Your copy of the material below should match it exactly, except that it holds no pictures.
═══
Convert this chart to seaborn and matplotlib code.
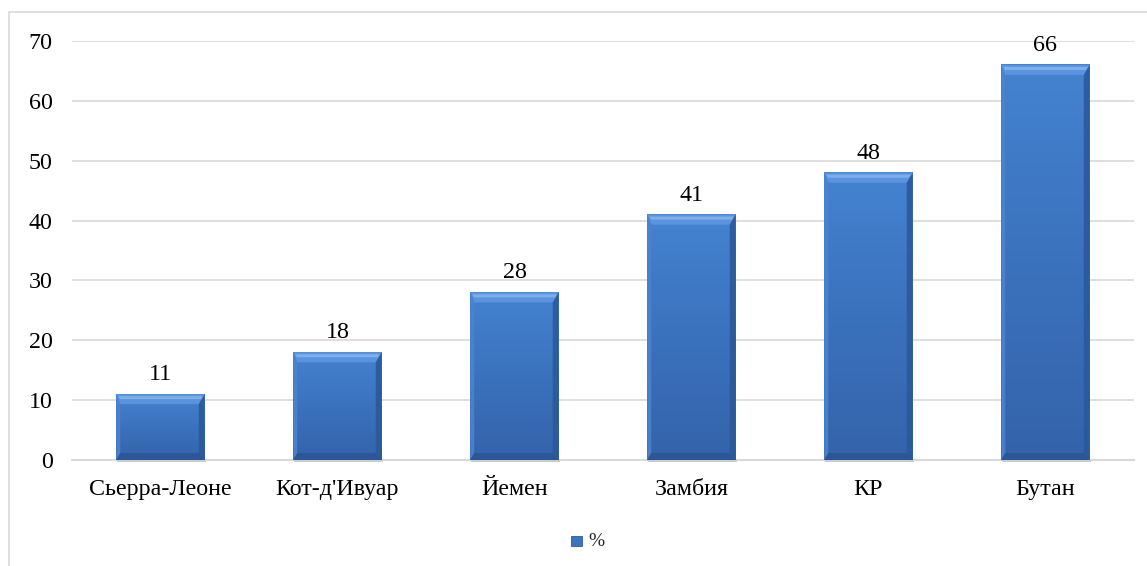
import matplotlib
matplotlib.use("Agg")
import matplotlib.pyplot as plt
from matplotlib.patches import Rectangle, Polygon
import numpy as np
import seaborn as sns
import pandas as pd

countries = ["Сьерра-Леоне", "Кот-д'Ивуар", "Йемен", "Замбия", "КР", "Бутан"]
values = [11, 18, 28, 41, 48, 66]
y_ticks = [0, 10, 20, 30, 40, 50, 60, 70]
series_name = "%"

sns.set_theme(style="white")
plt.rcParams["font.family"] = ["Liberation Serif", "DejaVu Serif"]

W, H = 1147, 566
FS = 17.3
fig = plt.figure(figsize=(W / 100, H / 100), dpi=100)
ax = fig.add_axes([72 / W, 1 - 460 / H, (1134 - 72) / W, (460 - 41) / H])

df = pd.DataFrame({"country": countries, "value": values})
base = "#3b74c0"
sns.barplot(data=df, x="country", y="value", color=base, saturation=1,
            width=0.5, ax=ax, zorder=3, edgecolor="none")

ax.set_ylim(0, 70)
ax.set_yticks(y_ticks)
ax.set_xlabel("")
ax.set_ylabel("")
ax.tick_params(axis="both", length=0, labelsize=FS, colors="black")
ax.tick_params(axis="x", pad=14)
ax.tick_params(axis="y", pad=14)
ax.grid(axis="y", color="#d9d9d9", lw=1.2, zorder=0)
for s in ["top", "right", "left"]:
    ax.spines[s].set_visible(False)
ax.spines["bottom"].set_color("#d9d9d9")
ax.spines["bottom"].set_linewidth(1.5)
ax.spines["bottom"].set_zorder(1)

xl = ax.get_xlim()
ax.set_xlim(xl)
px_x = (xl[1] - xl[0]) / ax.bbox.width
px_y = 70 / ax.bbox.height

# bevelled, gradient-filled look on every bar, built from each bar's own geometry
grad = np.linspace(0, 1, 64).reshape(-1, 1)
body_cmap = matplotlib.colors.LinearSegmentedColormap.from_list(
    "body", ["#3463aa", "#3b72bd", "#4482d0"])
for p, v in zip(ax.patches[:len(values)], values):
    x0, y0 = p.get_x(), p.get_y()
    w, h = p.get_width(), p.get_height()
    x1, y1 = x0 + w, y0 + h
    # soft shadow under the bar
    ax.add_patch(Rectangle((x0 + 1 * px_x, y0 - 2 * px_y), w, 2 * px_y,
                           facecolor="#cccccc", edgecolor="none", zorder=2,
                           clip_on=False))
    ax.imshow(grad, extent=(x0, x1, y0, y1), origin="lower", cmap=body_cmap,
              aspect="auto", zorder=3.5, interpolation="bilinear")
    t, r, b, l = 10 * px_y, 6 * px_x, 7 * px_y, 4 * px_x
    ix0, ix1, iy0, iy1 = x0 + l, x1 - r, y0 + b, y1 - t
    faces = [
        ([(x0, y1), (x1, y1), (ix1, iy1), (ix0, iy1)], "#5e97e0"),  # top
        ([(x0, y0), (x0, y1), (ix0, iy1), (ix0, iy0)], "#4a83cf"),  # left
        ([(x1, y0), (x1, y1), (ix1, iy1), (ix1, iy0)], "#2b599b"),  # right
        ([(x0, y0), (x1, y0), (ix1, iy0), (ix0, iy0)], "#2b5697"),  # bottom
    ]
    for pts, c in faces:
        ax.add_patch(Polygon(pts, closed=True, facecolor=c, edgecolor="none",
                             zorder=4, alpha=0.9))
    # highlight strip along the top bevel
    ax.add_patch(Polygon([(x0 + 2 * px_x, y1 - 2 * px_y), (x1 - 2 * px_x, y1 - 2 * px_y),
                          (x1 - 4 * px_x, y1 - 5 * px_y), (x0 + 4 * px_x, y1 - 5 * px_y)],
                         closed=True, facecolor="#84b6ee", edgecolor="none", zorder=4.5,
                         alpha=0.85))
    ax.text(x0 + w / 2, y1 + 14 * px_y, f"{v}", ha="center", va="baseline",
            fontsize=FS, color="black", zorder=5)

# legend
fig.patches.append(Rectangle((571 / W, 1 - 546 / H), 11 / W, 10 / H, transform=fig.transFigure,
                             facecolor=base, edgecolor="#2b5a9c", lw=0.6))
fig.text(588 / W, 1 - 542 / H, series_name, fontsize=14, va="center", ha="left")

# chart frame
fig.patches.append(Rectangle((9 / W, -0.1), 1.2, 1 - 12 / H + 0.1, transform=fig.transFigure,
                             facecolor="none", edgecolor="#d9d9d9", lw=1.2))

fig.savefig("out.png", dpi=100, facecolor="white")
═══
◆ **Task output**
Convert this chart to seaborn and matplotlib code.
import matplotlib
matplotlib.use("Agg")
import matplotlib.pyplot as plt
from matplotlib.patches import Rectangle, Polygon
import numpy as np
import seaborn as sns
import pandas as pd

countries = ["Сьерра-Леоне", "Кот-д'Ивуар", "Йемен", "Замбия", "КР", "Бутан"]
values = [11, 18, 28, 41, 48, 66]
y_ticks = [0, 10, 20, 30, 40, 50, 60, 70]
series_name = "%"

sns.set_theme(style="white")
plt.rcParams["font.family"] = ["Liberation Serif", "DejaVu Serif"]

W, H = 1147, 566
FS = 17.3
fig = plt.figure(figsize=(W / 100, H / 100), dpi=100)
ax = fig.add_axes([72 / W, 1 - 460 / H, (1134 - 72) / W, (460 - 41) / H])

df = pd.DataFrame({"country": countries, "value": values})
base = "#3b74c0"
sns.barplot(data=df, x="country", y="value", color=base, saturation=1,
            width=0.5, ax=ax, zorder=3, edgecolor="none")

ax.set_ylim(0, 70)
ax.set_yticks(y_ticks)
ax.set_xlabel("")
ax.set_ylabel("")
ax.tick_params(axis="both", length=0, labelsize=FS, colors="black")
ax.tick_params(axis="x", pad=14)
ax.tick_params(axis="y", pad=14)
ax.grid(axis="y", color="#d9d9d9", lw=1.2, zorder=0)
for s in ["top", "right", "left"]:
    ax.spines[s].set_visible(False)
ax.spines["bottom"].set_color("#d9d9d9")
ax.spines["bottom"].set_linewidth(1.5)
ax.spines["bottom"].set_zorder(1)

xl = ax.get_xlim()
ax.set_xlim(xl)
px_x = (xl[1] - xl[0]) / ax.bbox.width
px_y = 70 / ax.bbox.height

# bevelled, gradient-filled look on every bar, built from each bar's own geometry
grad = np.linspace(0, 1, 64).reshape(-1, 1)
body_cmap = matplotlib.colors.LinearSegmentedColormap.from_list(
    "body", ["#3463aa", "#3b72bd", "#4482d0"])
for p, v in zip(ax.patches[:len(values)], values):
    x0, y0 = p.get_x(), p.get_y()
    w, h = p.get_width(), p.get_height()
    x1, y1 = x0 + w, y0 + h
    # soft shadow under the bar
    ax.add_patch(Rectangle((x0 + 1 * px_x, y0 - 2 * px_y), w, 2 * px_y,
                           facecolor="#cccccc", edgecolor="none", zorder=2,
                           clip_on=False))
    ax.imshow(grad, extent=(x0, x1, y0, y1), origin="lower", cmap=body_cmap,
              aspect="auto", zorder=3.5, interpolation="bilinear")
    t, r, b, l = 10 * px_y, 6 * px_x, 7 * px_y, 4 * px_x
    ix0, ix1, iy0, iy1 = x0 + l, x1 - r, y0 + b, y1 - t
    faces = [
        ([(x0, y1), (x1, y1), (ix1, iy1), (ix0, iy1)], "#5e97e0"),  # top
        ([(x0, y0), (x0, y1), (ix0, iy1), (ix0, iy0)], "#4a83cf"),  # left
        ([(x1, y0), (x1, y1), (ix1, iy1), (ix1, iy0)], "#2b599b"),  # right
        ([(x0, y0), (x1, y0), (ix1, iy0), (ix0, iy0)], "#2b5697"),  # bottom
    ]
    for pts, c in faces:
        ax.add_patch(Polygon(pts, closed=True, facecolor=c, edgecolor="none",
                             zorder=4, alpha=0.9))
    # highlight strip along the top bevel
    ax.add_patch(Polygon([(x0 + 2 * px_x, y1 - 2 * px_y), (x1 - 2 * px_x, y1 - 2 * px_y),
                          (x1 - 4 * px_x, y1 - 5 * px_y), (x0 + 4 * px_x, y1 - 5 * px_y)],
                         closed=True, facecolor="#84b6ee", edgecolor="none", zorder=4.5,
                         alpha=0.85))
    ax.text(x0 + w / 2, y1 + 14 * px_y, f"{v}", ha="center", va="baseline",
            fontsize=FS, color="black", zorder=5)

# legend
fig.patches.append(Rectangle((571 / W, 1 - 546 / H), 11 / W, 10 / H, transform=fig.transFigure,
                             facecolor=base, edgecolor="#2b5a9c", lw=0.6))
fig.text(588 / W, 1 - 542 / H, series_name, fontsize=14, va="center", ha="left")

# chart frame
fig.patches.append(Rectangle((9 / W, -0.1), 1.2, 1 - 12 / H + 0.1, transform=fig.transFigure,
                             facecolor="none", edgecolor="#d9d9d9", lw=1.2))

fig.savefig("out.png", dpi=100, facecolor="white")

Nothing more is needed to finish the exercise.